1. Field of the Invention
The present invention relates generally to data storage. In particular, the present invention relates to data deduplication for streaming sequential data storage applications.
2. Background of the Invention
In information technology environments comprising computing systems, data storage systems and networks, long term storage and archiving techniques often involve data storage best accessed as a stream. For example, tape drive data storage systems require sequential read and write of data archives. Techniques such as the UNIX™ utility “tar” and Windows® “zip” utility have been designed with this sequential access restriction in mind. Such techniques package a set of files and directories from random access storage (such as hard disk drives) into a single archive stream. Similarly, such techniques can process an existing archive as an input stream (e.g., reading from tape) and then write the individual files back onto a hard disk drive.
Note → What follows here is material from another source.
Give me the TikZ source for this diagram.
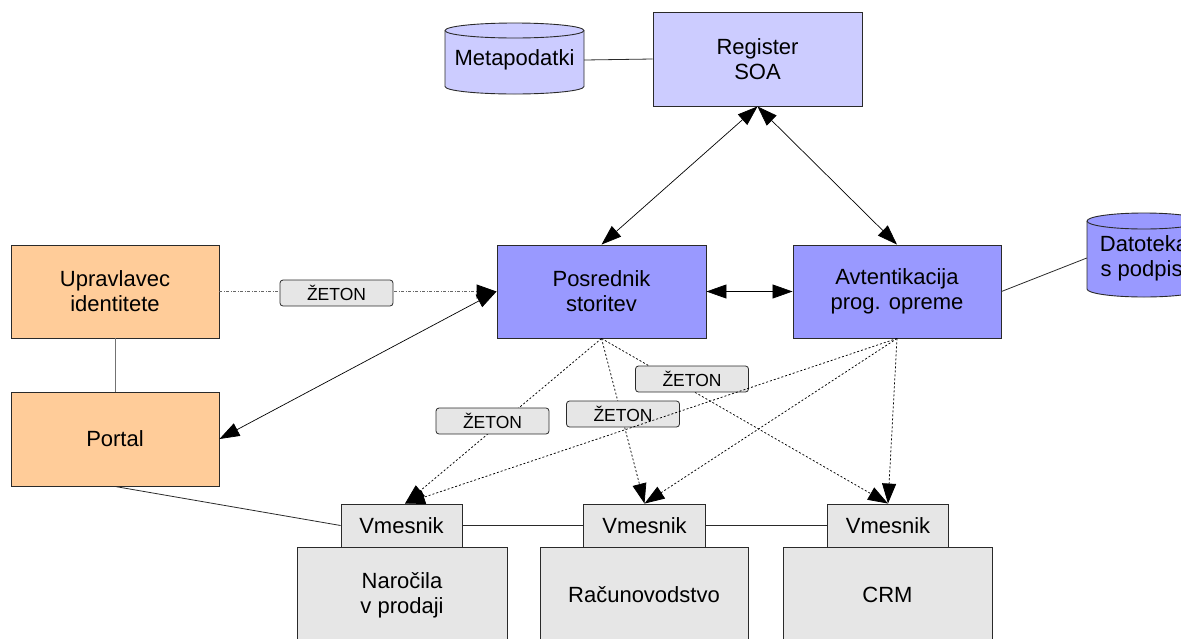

Data deduplication compresses data by identifying these stretches of duplicate data and replacing them with references to a single copy of the unique data. Conventional deduplication systems comprise random access hardware, showing their storage area network (SAN) and network attached storage (NAS) lineage. These deduplication systems employ tables of unique or quasi-unique content hashes to identify what unique data blocks are known in the data stream. Such tables reference the data block in the compressed data set. This has the effect of requiring random seeks of the compressed data during the decompression process, which does not match sequential access operation of sequential storage hardware such as tape drives.